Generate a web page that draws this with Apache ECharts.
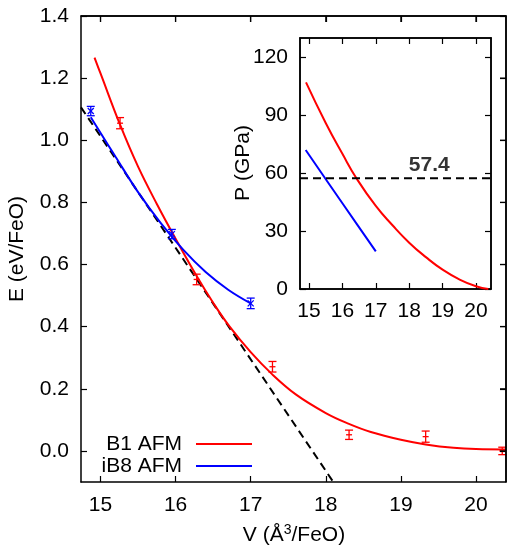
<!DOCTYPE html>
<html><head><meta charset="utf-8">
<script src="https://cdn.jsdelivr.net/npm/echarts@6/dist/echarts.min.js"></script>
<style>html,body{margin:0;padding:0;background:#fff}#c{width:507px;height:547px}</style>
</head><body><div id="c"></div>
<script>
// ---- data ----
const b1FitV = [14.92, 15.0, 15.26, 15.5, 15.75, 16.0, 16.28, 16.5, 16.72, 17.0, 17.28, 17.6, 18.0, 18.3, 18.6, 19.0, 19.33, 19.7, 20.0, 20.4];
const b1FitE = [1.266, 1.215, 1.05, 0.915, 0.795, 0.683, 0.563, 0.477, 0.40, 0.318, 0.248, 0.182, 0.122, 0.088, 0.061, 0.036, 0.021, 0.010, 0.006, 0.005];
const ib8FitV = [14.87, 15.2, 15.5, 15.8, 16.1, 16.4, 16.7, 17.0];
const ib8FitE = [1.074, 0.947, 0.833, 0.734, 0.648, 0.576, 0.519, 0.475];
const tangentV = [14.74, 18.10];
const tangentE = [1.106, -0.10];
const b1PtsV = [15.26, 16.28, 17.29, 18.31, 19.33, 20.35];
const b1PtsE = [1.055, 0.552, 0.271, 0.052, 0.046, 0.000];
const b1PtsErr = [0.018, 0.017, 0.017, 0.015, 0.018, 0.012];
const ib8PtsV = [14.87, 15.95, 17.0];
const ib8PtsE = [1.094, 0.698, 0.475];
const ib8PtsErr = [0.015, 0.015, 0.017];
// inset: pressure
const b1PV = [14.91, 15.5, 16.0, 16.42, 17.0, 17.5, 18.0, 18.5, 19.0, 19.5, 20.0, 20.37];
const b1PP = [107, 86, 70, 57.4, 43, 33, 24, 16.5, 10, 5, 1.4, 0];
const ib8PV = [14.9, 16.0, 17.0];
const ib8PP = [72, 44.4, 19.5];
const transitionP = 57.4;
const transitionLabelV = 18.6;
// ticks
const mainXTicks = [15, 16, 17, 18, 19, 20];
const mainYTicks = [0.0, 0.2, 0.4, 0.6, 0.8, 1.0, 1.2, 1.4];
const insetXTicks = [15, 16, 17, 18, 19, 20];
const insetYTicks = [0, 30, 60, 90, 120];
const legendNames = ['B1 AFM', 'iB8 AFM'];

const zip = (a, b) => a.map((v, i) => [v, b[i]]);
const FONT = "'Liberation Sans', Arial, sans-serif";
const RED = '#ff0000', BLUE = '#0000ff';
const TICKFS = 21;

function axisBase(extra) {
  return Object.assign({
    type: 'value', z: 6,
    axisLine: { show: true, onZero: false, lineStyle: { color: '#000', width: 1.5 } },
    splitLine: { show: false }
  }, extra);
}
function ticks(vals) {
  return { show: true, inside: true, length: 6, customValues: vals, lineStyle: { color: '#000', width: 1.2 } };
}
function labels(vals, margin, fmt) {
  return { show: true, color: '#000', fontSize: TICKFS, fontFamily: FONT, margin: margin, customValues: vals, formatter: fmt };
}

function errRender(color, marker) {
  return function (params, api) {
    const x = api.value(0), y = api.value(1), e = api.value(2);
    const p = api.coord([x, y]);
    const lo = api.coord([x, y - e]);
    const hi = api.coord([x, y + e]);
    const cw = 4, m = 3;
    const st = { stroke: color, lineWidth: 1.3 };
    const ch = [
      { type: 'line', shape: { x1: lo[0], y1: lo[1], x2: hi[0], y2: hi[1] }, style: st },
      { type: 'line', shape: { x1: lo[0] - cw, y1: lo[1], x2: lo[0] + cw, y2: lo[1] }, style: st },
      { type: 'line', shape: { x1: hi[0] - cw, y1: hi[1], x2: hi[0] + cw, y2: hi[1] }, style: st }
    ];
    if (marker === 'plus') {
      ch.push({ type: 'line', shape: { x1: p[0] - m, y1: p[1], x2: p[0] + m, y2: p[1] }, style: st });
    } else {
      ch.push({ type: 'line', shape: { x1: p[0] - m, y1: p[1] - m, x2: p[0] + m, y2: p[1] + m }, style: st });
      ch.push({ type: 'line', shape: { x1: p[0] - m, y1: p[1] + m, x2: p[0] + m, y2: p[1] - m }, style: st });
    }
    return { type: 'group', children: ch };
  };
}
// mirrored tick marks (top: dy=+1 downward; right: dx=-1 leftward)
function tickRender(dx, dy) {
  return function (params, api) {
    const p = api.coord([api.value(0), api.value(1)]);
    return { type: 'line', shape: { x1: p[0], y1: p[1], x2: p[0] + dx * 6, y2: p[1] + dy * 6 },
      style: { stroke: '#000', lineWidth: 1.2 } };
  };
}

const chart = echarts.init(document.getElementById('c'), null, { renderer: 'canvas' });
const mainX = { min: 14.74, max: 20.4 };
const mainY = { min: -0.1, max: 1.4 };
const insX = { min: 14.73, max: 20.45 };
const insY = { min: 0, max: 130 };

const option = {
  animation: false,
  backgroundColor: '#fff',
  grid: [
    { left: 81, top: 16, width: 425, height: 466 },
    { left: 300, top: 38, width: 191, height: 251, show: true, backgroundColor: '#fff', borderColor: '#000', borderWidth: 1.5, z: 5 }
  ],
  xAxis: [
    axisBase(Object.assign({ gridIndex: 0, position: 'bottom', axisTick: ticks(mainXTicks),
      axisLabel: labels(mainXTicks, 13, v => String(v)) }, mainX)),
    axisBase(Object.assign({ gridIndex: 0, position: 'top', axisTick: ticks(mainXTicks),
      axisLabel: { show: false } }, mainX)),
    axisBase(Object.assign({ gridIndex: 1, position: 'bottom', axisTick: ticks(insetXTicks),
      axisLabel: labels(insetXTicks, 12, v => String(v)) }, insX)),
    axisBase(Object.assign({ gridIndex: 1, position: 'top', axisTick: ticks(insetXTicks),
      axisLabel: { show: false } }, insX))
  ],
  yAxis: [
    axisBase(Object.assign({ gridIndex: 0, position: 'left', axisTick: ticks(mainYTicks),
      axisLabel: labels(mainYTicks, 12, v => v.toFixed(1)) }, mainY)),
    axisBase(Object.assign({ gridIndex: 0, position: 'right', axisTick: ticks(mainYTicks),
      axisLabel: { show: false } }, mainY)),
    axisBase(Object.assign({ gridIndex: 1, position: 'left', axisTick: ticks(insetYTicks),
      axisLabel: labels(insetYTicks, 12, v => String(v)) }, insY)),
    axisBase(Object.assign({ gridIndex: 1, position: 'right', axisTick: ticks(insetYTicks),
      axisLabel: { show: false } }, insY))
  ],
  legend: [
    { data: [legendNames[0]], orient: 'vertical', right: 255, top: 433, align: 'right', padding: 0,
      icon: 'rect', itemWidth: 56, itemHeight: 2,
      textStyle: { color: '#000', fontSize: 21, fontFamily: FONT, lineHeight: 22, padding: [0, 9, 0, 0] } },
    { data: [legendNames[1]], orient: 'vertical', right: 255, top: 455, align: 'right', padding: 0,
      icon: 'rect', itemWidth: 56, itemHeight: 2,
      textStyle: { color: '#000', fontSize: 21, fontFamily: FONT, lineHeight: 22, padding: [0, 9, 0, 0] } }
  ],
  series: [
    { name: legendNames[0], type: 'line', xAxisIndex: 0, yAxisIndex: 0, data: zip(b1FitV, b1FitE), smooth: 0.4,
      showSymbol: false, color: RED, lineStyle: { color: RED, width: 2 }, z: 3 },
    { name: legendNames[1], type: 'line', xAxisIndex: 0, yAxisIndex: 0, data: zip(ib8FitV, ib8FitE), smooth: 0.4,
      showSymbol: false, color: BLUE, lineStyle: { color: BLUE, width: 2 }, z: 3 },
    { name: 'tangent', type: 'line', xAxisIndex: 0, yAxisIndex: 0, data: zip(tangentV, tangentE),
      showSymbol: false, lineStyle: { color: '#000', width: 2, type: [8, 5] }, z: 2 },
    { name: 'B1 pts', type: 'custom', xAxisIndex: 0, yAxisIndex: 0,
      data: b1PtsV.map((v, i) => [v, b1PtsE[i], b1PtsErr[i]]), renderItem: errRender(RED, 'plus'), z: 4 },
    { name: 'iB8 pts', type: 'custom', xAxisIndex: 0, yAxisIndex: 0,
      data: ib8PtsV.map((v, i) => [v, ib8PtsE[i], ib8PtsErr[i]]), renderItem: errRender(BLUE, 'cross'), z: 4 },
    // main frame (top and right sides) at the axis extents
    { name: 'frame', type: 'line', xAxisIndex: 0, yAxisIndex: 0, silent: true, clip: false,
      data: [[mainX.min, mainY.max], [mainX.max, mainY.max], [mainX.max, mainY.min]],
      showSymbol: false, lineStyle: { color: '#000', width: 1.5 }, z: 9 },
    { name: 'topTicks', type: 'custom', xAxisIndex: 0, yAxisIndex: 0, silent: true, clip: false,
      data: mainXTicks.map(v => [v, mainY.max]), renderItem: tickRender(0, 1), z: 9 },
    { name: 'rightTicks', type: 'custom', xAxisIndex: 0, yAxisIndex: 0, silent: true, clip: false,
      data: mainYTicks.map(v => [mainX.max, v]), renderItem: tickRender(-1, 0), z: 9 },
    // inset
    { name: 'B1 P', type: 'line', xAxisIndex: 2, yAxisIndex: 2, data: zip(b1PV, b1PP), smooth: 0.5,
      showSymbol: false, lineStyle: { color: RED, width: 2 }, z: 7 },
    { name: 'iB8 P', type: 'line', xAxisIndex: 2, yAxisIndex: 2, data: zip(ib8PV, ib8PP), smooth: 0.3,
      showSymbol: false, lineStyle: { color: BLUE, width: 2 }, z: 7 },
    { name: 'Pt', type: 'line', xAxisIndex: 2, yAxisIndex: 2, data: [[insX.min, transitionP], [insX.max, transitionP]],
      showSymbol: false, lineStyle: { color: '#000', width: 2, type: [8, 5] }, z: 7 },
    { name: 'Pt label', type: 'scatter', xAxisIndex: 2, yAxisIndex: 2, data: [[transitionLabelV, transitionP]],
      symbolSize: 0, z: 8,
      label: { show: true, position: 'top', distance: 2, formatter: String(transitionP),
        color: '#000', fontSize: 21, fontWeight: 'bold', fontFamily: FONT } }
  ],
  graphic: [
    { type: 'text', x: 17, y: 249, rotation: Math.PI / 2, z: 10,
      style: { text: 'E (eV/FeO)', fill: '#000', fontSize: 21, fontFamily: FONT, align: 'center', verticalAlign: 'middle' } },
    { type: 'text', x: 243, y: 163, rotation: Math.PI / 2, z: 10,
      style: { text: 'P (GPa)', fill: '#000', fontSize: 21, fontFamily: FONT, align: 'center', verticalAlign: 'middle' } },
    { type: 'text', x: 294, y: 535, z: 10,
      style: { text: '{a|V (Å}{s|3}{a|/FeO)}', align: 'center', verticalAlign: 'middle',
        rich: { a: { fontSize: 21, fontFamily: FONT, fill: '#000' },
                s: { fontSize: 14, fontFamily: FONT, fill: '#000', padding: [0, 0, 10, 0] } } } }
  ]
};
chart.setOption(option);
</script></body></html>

▶ [Given problem]: Go from the first line of the listing to the line holding "const TICKFS = 21;" and, please, transcribe those lines exactly, both included, with no pictures.

▶ [Output of the exercise]:
Generate a web page that draws this with Apache ECharts.
<!DOCTYPE html>
<html><head><meta charset="utf-8">
<script src="https://cdn.jsdelivr.net/npm/echarts@6/dist/echarts.min.js"></script>
<style>html,body{margin:0;padding:0;background:#fff}#c{width:507px;height:547px}</style>
</head><body><div id="c"></div>
<script>
// ---- data ----
const b1FitV = [14.92, 15.0, 15.26, 15.5, 15.75, 16.0, 16.28, 16.5, 16.72, 17.0, 17.28, 17.6, 18.0, 18.3, 18.6, 19.0, 19.33, 19.7, 20.0, 20.4];
const b1FitE = [1.266, 1.215, 1.05, 0.915, 0.795, 0.683, 0.563, 0.477, 0.40, 0.318, 0.248, 0.182, 0.122, 0.088, 0.061, 0.036, 0.021, 0.010, 0.006, 0.005];
const ib8FitV = [14.87, 15.2, 15.5, 15.8, 16.1, 16.4, 16.7, 17.0];
const ib8FitE = [1.074, 0.947, 0.833, 0.734, 0.648, 0.576, 0.519, 0.475];
const tangentV = [14.74, 18.10];
const tangentE = [1.106, -0.10];
const b1PtsV = [15.26, 16.28, 17.29, 18.31, 19.33, 20.35];
const b1PtsE = [1.055, 0.552, 0.271, 0.052, 0.046, 0.000];
const b1PtsErr = [0.018, 0.017, 0.017, 0.015, 0.018, 0.012];
const ib8PtsV = [14.87, 15.95, 17.0];
const ib8PtsE = [1.094, 0.698, 0.475];
const ib8PtsErr = [0.015, 0.015, 0.017];
// inset: pressure
const b1PV = [14.91, 15.5, 16.0, 16.42, 17.0, 17.5, 18.0, 18.5, 19.0, 19.5, 20.0, 20.37];
const b1PP = [107, 86, 70, 57.4, 43, 33, 24, 16.5, 10, 5, 1.4, 0];
const ib8PV = [14.9, 16.0, 17.0];
const ib8PP = [72, 44.4, 19.5];
const transitionP = 57.4;
const transitionLabelV = 18.6;
// ticks
const mainXTicks = [15, 16, 17, 18, 19, 20];
const mainYTicks = [0.0, 0.2, 0.4, 0.6, 0.8, 1.0, 1.2, 1.4];
const insetXTicks = [15, 16, 17, 18, 19, 20];
const insetYTicks = [0, 30, 60, 90, 120];
const legendNames = ['B1 AFM', 'iB8 AFM'];

const zip = (a, b) => a.map((v, i) => [v, b[i]]);
const FONT = "'Liberation Sans', Arial, sans-serif";
const RED = '#ff0000', BLUE = '#0000ff';
const TICKFS = 21;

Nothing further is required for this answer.